--- Description of the task ---
Gather up the lines that contain "React".

###

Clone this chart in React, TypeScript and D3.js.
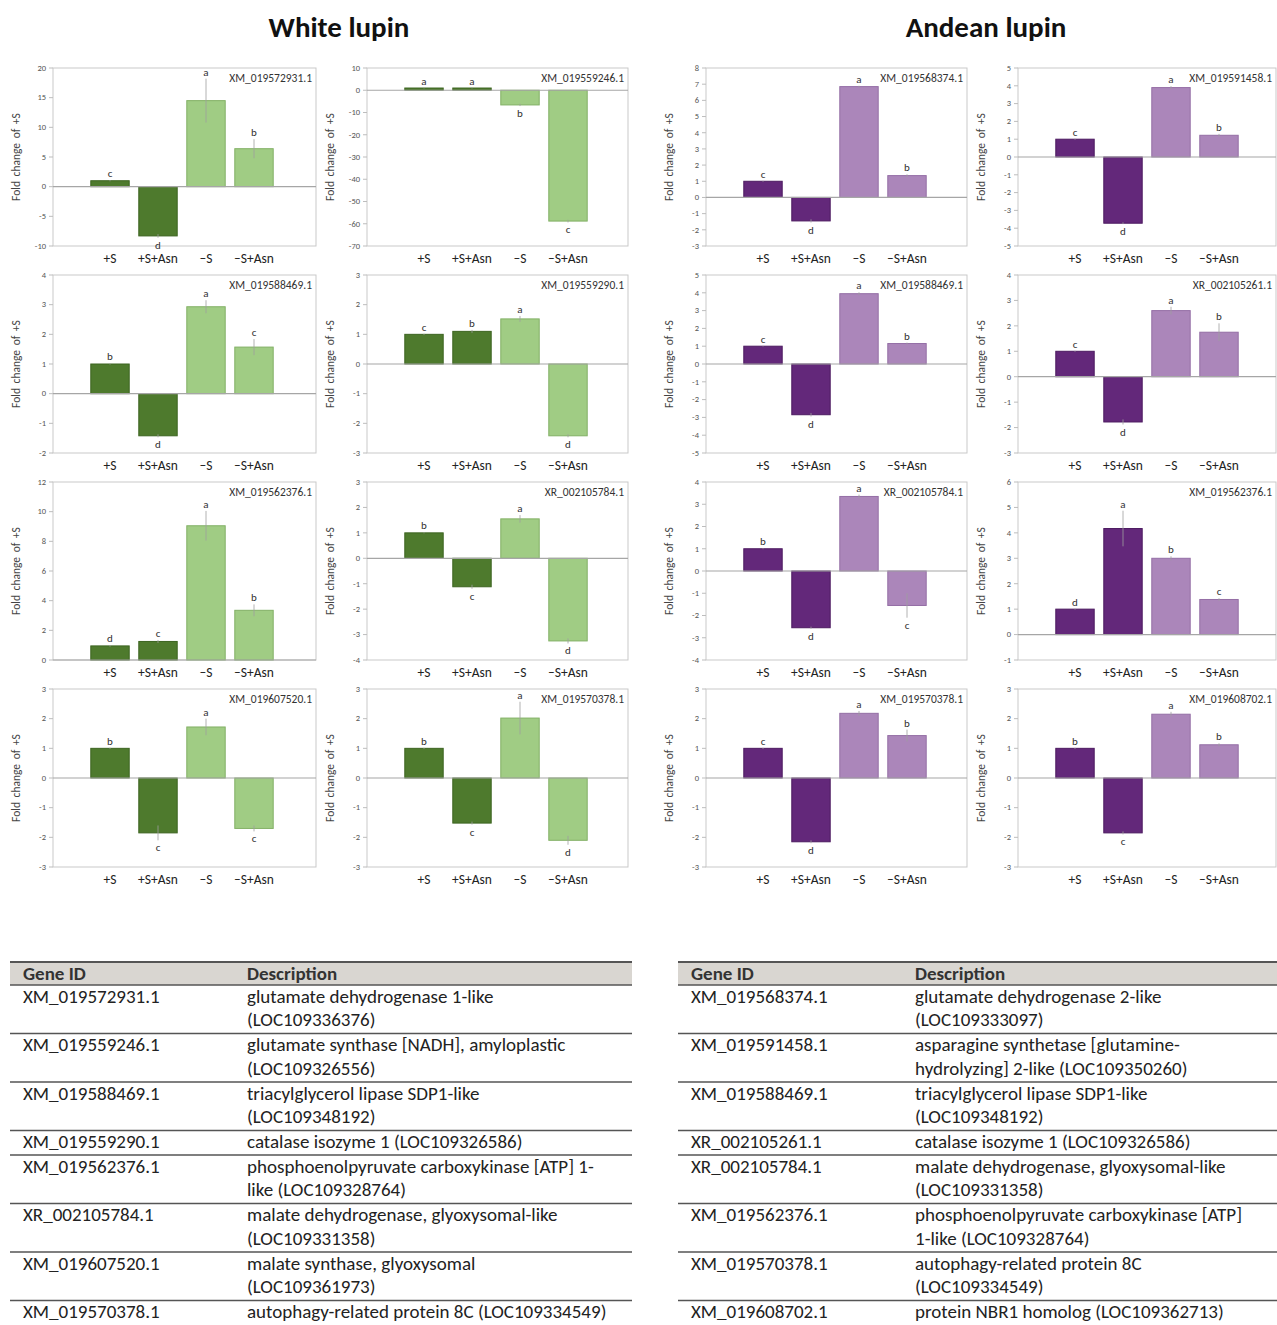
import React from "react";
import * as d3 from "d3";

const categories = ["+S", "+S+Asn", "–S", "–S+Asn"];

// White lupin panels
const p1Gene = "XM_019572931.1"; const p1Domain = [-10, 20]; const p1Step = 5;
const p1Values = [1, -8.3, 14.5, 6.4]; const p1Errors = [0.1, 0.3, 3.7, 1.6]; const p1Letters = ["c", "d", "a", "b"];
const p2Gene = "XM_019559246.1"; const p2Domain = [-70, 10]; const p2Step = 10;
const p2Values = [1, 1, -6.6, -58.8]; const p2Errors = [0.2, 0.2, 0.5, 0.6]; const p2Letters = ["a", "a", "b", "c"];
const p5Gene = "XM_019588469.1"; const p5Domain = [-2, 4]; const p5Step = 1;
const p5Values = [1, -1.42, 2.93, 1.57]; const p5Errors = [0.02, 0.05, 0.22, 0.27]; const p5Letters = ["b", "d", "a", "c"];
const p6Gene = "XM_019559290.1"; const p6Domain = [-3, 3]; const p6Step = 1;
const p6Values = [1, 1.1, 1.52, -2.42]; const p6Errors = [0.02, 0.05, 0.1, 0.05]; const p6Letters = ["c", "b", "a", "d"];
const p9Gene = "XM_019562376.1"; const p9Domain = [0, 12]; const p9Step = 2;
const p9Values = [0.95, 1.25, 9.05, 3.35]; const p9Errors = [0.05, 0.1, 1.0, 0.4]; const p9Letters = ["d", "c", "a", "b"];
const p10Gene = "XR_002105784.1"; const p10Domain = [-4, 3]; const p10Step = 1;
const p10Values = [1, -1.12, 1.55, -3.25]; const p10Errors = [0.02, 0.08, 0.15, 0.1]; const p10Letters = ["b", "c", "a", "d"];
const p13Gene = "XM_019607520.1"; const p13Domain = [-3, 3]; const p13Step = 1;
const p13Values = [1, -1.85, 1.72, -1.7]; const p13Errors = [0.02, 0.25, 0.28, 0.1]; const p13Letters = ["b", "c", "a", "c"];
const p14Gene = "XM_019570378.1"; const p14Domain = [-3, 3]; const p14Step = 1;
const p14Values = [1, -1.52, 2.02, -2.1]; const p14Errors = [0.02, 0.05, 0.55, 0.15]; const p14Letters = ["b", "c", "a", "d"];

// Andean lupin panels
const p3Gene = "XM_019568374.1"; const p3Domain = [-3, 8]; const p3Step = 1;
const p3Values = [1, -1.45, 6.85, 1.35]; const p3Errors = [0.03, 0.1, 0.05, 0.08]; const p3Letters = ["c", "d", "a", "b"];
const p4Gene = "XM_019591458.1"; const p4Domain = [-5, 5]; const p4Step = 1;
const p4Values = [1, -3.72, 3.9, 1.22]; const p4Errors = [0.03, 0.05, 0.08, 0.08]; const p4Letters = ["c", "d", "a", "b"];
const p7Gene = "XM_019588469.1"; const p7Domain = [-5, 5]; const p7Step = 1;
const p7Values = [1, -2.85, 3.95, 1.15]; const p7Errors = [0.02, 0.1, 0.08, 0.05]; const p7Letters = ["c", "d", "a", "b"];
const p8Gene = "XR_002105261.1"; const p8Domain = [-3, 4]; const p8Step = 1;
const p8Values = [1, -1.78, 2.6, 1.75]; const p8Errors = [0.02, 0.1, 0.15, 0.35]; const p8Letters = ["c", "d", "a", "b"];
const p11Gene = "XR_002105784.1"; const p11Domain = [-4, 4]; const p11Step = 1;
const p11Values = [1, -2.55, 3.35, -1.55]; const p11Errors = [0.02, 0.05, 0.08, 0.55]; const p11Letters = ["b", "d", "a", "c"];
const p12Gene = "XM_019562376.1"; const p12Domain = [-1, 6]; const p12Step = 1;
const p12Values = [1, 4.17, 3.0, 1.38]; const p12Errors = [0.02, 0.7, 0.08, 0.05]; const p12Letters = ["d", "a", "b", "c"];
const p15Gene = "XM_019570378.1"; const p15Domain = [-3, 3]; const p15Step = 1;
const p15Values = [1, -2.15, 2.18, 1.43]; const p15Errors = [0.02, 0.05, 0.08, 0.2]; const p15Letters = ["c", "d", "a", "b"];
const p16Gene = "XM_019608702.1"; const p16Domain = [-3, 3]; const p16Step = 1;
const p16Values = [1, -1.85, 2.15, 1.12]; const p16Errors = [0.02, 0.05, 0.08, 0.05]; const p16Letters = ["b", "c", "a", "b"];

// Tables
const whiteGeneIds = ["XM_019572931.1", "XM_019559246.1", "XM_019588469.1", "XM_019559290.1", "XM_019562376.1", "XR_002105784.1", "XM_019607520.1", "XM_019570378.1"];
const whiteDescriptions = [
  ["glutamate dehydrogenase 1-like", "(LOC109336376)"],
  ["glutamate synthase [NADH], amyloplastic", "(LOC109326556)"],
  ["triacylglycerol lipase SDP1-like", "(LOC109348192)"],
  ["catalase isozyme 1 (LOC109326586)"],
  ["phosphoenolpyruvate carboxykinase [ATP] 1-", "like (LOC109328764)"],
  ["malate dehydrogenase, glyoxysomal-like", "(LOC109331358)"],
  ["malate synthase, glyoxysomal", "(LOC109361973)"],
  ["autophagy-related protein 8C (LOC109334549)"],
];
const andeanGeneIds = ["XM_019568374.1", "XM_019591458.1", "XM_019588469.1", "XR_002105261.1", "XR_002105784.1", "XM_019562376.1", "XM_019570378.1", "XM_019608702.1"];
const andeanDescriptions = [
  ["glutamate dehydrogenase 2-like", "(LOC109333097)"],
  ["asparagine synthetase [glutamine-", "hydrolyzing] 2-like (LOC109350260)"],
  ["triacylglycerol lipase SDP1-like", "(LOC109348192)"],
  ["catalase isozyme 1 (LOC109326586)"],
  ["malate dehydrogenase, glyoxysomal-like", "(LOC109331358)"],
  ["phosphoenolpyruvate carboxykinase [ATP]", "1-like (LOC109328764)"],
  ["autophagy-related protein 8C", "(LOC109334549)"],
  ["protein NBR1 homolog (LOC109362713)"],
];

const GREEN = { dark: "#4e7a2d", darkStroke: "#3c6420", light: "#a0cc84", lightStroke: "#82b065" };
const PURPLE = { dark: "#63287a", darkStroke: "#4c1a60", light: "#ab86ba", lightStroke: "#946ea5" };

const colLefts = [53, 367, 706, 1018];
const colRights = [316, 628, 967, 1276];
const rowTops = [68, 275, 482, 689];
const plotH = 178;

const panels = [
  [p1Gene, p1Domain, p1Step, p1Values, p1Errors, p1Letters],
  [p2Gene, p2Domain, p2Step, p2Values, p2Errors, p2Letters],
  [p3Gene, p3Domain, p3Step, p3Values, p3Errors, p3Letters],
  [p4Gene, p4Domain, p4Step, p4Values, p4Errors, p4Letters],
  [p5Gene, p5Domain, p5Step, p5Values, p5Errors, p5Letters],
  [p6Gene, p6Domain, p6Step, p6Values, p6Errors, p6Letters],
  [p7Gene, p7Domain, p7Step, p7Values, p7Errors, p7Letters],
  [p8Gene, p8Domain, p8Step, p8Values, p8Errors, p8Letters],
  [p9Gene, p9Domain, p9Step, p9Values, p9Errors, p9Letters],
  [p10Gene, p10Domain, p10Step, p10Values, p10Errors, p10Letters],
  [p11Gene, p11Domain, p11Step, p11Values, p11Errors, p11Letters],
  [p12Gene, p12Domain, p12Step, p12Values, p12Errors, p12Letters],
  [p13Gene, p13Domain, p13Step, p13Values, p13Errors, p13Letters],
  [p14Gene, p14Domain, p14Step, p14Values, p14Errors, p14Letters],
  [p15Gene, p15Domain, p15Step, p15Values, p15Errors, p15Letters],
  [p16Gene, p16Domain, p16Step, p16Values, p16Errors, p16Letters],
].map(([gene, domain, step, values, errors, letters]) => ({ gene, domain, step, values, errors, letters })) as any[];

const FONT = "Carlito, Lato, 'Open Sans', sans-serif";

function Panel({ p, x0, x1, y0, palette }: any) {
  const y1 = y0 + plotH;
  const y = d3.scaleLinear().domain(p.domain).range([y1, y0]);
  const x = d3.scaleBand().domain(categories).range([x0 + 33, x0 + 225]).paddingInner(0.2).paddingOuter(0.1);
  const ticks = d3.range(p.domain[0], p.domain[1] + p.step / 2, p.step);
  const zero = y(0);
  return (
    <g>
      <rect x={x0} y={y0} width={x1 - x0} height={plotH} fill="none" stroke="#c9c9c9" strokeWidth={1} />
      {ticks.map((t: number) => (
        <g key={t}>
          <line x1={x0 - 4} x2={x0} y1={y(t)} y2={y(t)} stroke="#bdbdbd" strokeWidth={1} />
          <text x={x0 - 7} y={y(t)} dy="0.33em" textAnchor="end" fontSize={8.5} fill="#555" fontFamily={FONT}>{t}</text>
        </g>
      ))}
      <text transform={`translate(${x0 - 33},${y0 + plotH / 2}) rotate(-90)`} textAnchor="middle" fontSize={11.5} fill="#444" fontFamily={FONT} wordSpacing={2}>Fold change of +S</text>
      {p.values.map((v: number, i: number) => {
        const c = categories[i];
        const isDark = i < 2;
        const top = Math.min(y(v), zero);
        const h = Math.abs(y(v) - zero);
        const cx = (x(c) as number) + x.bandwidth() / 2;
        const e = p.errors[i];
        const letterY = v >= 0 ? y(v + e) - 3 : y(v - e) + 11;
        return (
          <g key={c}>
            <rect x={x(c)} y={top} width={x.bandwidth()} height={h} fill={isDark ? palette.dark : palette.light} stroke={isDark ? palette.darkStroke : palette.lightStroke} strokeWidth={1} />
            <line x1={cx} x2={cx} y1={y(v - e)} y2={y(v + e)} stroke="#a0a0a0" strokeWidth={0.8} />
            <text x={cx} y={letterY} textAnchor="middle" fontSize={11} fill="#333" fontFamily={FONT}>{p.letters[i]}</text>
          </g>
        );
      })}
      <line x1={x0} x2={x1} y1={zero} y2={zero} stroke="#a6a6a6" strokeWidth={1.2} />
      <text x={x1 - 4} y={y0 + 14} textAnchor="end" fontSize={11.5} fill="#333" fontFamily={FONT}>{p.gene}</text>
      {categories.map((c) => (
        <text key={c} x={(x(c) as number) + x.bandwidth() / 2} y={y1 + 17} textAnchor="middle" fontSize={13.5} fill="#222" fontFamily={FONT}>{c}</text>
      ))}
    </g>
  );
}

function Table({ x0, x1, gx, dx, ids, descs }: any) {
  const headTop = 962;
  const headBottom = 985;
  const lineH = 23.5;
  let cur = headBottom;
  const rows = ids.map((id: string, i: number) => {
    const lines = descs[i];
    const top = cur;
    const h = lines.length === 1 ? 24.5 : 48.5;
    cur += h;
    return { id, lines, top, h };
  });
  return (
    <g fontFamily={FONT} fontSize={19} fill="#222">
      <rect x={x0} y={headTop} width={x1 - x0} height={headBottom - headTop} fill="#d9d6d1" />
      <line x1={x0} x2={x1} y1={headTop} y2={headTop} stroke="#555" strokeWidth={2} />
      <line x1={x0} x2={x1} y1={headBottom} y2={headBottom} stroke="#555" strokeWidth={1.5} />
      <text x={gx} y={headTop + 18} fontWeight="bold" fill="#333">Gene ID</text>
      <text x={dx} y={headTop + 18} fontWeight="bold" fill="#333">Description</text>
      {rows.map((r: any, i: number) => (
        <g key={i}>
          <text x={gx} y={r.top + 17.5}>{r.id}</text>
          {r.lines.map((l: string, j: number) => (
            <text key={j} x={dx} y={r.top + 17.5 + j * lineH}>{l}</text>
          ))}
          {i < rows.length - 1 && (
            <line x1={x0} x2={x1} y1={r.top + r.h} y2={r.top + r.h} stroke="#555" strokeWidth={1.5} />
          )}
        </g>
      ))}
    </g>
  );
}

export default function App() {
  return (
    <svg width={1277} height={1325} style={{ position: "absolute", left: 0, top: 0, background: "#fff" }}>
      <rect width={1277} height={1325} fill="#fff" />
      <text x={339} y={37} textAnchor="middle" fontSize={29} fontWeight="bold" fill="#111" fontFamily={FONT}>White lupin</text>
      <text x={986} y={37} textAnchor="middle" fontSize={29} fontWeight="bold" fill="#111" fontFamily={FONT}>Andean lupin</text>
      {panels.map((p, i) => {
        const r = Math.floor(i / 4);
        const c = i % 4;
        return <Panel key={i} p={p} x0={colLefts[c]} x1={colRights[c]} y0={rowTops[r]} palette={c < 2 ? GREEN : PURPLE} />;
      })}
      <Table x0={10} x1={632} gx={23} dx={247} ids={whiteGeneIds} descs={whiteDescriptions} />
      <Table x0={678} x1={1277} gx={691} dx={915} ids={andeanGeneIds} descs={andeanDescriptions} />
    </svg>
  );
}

###

--- Response ---
Clone this chart in React, TypeScript and D3.js.
import React from "react";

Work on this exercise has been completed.